(Rows from a dataset of charts and code)
* * *

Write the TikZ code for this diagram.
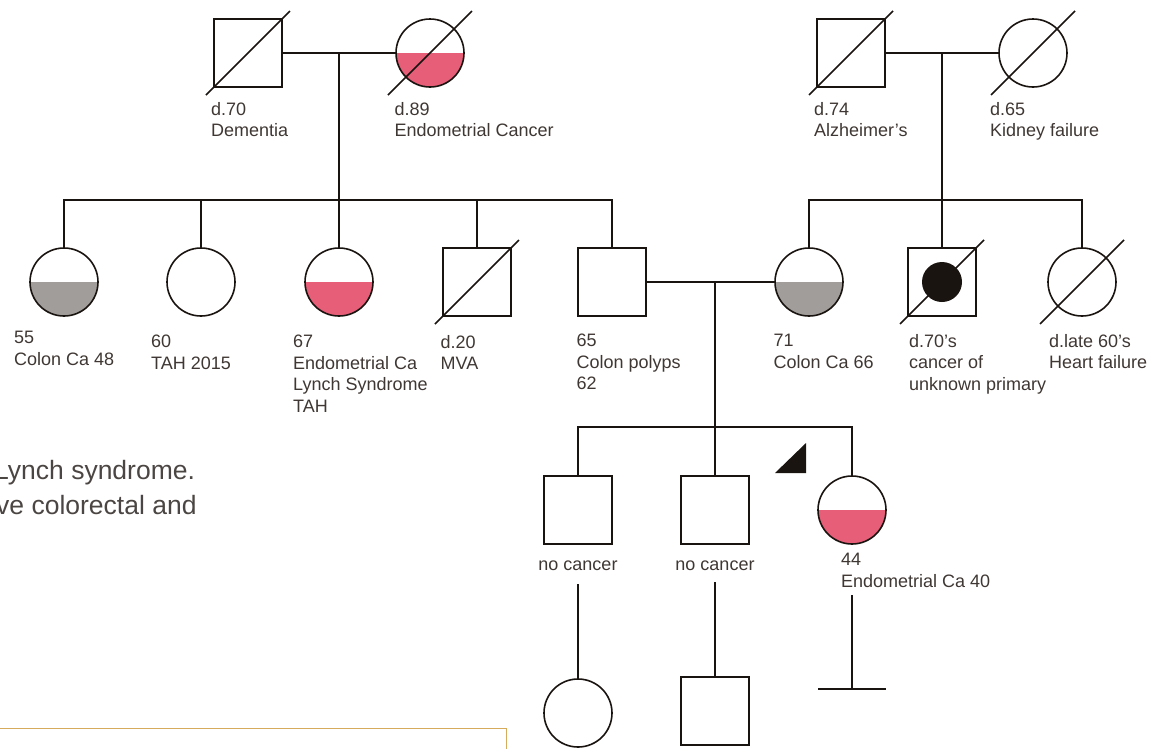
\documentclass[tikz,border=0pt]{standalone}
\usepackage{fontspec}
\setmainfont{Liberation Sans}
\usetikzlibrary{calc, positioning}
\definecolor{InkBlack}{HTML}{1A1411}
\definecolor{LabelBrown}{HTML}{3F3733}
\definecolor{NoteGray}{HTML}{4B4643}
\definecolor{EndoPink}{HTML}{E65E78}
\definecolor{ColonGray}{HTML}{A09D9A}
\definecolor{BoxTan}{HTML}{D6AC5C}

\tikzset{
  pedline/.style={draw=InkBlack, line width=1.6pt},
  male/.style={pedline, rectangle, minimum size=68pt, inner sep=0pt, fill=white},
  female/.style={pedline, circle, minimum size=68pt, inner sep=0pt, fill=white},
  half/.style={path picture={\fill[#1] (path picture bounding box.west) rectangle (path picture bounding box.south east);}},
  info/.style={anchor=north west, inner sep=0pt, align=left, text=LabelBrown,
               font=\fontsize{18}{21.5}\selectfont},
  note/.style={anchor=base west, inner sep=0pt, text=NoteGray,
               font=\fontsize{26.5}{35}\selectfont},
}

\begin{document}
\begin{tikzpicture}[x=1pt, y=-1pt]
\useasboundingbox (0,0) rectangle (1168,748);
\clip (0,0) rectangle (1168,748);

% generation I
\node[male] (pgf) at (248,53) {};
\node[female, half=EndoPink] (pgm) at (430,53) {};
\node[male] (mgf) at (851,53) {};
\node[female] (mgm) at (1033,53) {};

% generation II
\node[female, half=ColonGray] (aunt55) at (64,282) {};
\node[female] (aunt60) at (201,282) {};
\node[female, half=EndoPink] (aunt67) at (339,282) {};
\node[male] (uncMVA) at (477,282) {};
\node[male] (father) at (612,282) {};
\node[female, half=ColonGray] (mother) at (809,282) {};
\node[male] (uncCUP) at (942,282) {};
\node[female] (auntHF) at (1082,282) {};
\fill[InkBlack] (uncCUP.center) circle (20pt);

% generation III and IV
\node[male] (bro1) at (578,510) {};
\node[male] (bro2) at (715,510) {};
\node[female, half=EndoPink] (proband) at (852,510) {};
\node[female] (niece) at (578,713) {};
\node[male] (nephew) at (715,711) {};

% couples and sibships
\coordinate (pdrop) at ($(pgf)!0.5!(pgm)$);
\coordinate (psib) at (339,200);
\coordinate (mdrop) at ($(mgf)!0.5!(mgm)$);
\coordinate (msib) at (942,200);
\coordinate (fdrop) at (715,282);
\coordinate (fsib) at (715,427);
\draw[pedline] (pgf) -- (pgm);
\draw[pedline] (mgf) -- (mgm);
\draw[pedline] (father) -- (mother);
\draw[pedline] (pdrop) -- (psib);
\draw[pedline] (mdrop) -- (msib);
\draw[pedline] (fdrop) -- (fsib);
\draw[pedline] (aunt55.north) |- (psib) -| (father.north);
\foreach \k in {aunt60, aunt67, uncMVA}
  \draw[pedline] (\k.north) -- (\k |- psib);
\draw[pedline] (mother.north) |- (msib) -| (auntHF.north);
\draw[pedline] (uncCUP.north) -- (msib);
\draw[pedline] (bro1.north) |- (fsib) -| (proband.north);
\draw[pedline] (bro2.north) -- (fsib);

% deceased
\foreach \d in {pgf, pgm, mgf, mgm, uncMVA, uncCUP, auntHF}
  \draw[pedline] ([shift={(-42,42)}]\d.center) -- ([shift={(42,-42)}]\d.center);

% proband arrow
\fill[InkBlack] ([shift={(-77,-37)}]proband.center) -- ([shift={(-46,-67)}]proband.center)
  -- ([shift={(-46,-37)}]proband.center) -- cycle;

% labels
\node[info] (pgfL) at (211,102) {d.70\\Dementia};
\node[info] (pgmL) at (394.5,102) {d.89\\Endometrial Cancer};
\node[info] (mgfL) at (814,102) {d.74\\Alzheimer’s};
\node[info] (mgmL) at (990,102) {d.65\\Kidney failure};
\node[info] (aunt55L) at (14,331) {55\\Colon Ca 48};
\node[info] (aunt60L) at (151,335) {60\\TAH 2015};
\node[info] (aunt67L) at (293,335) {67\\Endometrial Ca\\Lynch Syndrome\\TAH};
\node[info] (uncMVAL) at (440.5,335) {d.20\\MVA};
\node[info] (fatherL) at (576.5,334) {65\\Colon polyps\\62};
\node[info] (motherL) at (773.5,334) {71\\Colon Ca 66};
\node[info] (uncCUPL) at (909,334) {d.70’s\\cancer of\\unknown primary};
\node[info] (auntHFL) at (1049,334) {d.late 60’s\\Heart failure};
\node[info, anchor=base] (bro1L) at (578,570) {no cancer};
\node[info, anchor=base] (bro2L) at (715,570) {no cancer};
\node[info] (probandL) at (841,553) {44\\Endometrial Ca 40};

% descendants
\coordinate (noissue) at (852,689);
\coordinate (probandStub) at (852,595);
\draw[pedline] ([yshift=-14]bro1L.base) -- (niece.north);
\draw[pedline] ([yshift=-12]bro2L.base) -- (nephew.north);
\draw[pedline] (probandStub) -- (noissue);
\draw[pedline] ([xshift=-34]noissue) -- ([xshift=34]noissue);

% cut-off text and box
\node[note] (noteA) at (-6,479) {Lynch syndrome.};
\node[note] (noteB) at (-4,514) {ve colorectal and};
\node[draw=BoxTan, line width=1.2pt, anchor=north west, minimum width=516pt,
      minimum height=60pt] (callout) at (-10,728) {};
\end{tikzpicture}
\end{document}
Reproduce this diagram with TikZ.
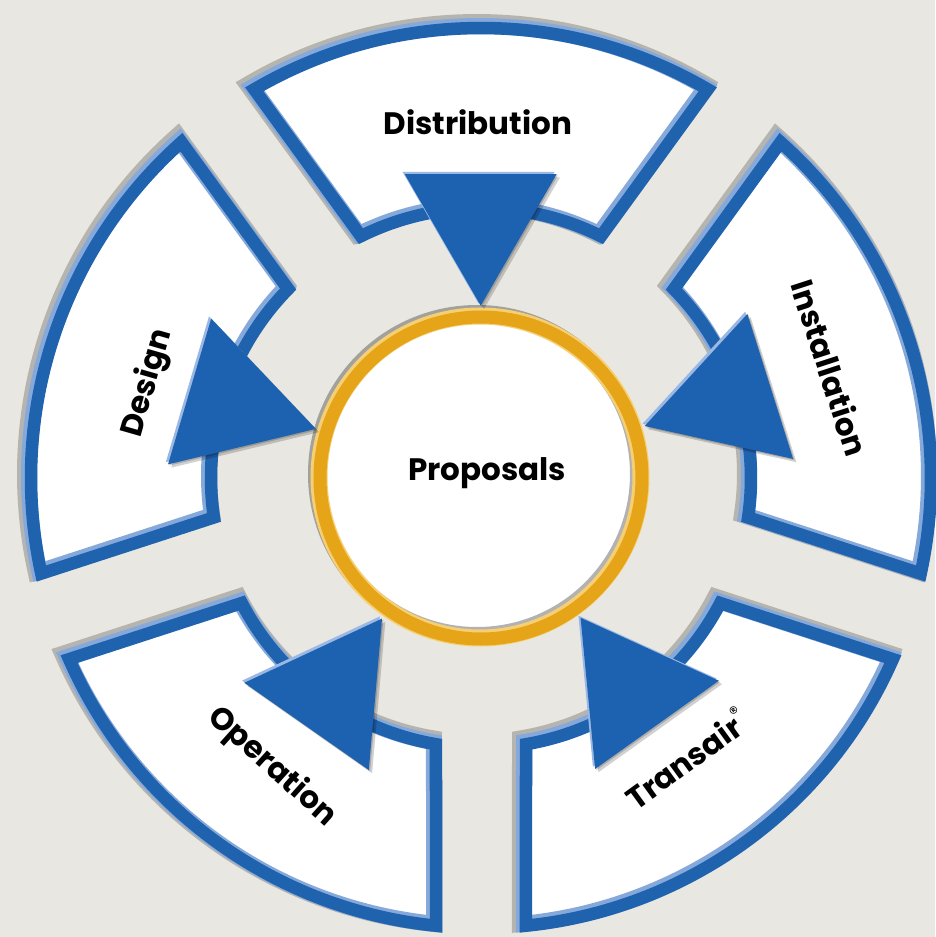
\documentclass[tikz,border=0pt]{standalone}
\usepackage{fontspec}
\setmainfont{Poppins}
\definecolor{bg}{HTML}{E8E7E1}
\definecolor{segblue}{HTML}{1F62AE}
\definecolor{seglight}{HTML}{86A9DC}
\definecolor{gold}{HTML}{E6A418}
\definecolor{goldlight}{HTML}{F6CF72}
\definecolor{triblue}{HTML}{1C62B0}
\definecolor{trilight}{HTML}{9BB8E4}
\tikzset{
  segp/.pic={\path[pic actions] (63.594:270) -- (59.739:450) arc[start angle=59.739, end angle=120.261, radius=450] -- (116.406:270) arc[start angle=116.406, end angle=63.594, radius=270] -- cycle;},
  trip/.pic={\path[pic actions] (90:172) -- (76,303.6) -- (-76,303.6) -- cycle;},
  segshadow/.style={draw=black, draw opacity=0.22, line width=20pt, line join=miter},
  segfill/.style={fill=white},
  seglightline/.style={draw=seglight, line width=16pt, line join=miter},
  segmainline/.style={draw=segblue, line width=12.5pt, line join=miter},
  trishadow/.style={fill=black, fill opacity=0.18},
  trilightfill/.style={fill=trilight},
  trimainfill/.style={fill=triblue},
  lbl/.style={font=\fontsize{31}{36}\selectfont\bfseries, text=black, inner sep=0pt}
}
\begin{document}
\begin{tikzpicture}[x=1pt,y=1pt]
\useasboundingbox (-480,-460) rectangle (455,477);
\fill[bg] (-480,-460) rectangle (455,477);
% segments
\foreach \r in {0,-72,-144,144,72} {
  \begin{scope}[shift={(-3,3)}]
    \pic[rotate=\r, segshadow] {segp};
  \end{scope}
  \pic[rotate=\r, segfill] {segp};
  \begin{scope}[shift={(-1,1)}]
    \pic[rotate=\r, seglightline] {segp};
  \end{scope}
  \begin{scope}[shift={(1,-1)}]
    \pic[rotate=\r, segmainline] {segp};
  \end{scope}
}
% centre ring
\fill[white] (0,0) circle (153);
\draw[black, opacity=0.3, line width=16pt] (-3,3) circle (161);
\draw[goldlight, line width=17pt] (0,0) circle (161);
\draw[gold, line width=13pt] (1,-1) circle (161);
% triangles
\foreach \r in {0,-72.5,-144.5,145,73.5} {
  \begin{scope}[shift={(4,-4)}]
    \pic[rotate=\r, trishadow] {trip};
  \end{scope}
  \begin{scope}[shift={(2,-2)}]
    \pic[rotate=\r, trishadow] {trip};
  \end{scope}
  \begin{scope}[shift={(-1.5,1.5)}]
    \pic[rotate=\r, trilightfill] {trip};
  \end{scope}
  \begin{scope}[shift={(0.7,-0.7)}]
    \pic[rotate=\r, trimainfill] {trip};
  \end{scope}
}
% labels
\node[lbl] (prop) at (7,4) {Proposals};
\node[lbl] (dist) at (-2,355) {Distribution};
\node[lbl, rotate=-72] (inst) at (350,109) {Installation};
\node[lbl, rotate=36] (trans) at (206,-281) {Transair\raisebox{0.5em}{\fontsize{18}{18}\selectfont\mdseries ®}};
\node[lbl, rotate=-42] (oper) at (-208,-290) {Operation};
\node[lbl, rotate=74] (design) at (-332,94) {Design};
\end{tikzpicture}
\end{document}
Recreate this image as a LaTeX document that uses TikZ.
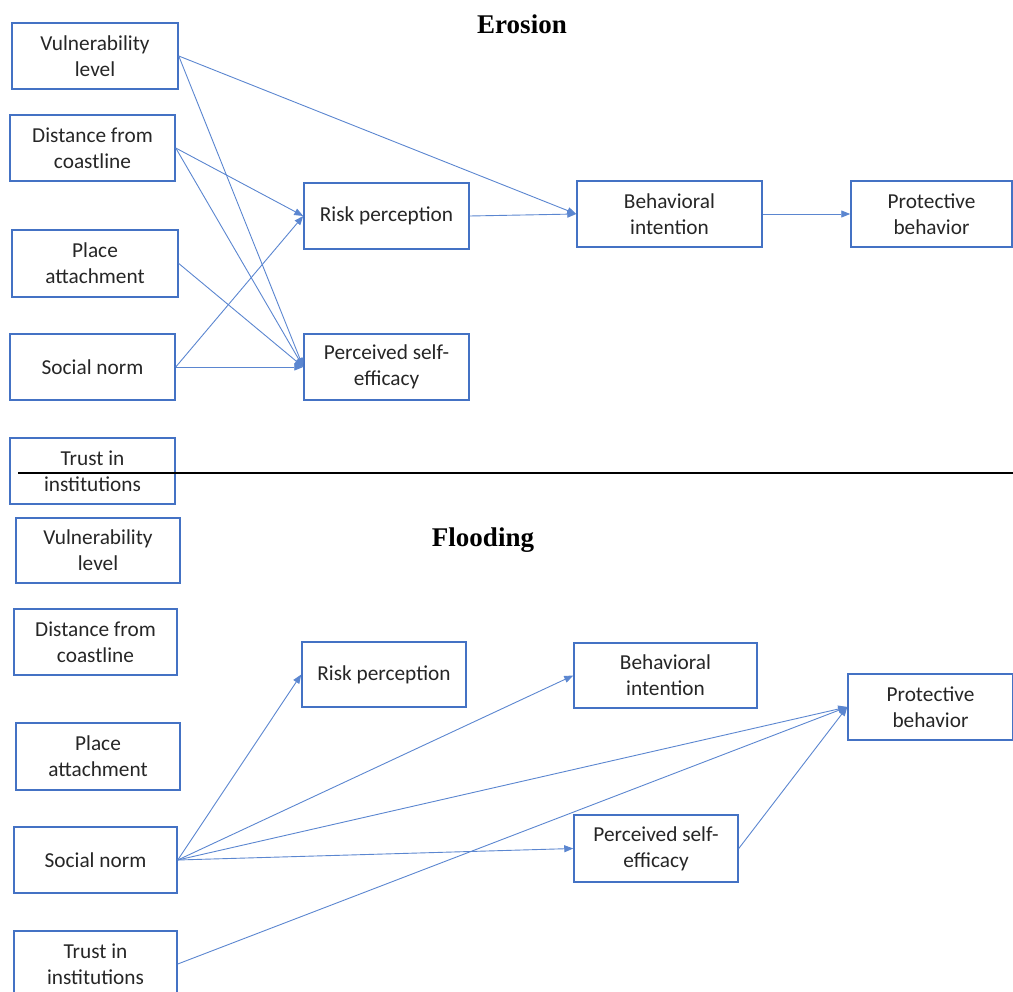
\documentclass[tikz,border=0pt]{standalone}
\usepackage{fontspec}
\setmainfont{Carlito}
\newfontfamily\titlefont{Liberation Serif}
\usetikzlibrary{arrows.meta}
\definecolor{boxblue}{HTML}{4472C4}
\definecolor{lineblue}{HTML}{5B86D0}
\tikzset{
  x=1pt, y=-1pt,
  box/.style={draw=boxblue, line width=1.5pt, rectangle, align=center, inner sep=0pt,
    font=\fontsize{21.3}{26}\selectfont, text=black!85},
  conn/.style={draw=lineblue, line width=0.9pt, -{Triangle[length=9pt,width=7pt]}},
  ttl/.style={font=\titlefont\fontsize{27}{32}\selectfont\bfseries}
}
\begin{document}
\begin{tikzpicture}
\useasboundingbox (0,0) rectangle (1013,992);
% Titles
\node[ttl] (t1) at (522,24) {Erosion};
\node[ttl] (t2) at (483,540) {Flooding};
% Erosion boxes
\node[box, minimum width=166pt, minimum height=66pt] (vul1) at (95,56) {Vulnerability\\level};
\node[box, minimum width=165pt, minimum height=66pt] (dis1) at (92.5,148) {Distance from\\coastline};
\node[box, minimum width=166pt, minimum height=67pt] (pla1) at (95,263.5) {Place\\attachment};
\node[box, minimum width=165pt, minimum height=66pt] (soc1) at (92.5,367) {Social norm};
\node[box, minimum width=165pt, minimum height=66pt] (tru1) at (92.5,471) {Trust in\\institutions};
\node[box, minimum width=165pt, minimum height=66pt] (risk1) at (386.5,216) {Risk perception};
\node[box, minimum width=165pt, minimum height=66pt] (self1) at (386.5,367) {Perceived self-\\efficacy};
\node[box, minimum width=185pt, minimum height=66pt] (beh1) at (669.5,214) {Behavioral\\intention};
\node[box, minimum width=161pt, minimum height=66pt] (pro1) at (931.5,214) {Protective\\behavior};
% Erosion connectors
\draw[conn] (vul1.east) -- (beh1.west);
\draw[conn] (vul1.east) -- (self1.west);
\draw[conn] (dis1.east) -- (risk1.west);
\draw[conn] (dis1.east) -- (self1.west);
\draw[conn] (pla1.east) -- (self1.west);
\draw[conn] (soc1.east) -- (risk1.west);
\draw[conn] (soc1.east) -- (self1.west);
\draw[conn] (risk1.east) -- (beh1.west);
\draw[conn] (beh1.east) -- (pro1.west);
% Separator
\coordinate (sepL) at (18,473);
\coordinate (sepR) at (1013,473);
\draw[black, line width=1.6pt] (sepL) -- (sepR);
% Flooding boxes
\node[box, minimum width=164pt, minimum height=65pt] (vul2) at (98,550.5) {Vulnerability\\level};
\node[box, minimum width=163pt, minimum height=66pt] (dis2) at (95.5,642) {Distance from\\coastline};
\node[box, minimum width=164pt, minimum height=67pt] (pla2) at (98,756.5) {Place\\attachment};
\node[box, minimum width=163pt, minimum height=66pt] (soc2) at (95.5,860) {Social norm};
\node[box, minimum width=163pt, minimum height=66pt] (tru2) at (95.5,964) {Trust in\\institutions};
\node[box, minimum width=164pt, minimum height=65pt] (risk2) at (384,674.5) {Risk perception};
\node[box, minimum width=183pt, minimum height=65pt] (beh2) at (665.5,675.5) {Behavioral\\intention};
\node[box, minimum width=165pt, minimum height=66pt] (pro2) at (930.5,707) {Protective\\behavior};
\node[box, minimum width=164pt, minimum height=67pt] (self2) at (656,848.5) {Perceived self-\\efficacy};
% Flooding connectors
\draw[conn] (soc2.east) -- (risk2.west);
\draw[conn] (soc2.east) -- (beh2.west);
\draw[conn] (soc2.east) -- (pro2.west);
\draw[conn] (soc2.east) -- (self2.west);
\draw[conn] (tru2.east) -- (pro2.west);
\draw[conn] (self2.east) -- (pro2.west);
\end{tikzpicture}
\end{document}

* * *

What the exercise asks ▸ Give again, word for word, every line from the top of the data through the line with "(mgm) at (1033,53)", both ends included, and exclude the pictures.

Worked answer ▸
Write the TikZ code for this diagram.
\documentclass[tikz,border=0pt]{standalone}
\usepackage{fontspec}
\setmainfont{Liberation Sans}
\usetikzlibrary{calc, positioning}
\definecolor{InkBlack}{HTML}{1A1411}
\definecolor{LabelBrown}{HTML}{3F3733}
\definecolor{NoteGray}{HTML}{4B4643}
\definecolor{EndoPink}{HTML}{E65E78}
\definecolor{ColonGray}{HTML}{A09D9A}
\definecolor{BoxTan}{HTML}{D6AC5C}

\tikzset{
  pedline/.style={draw=InkBlack, line width=1.6pt},
  male/.style={pedline, rectangle, minimum size=68pt, inner sep=0pt, fill=white},
  female/.style={pedline, circle, minimum size=68pt, inner sep=0pt, fill=white},
  half/.style={path picture={\fill[#1] (path picture bounding box.west) rectangle (path picture bounding box.south east);}},
  info/.style={anchor=north west, inner sep=0pt, align=left, text=LabelBrown,
               font=\fontsize{18}{21.5}\selectfont},
  note/.style={anchor=base west, inner sep=0pt, text=NoteGray,
               font=\fontsize{26.5}{35}\selectfont},
}

\begin{document}
\begin{tikzpicture}[x=1pt, y=-1pt]
\useasboundingbox (0,0) rectangle (1168,748);
\clip (0,0) rectangle (1168,748);

% generation I
\node[male] (pgf) at (248,53) {};
\node[female, half=EndoPink] (pgm) at (430,53) {};
\node[male] (mgf) at (851,53) {};
\node[female] (mgm) at (1033,53) {};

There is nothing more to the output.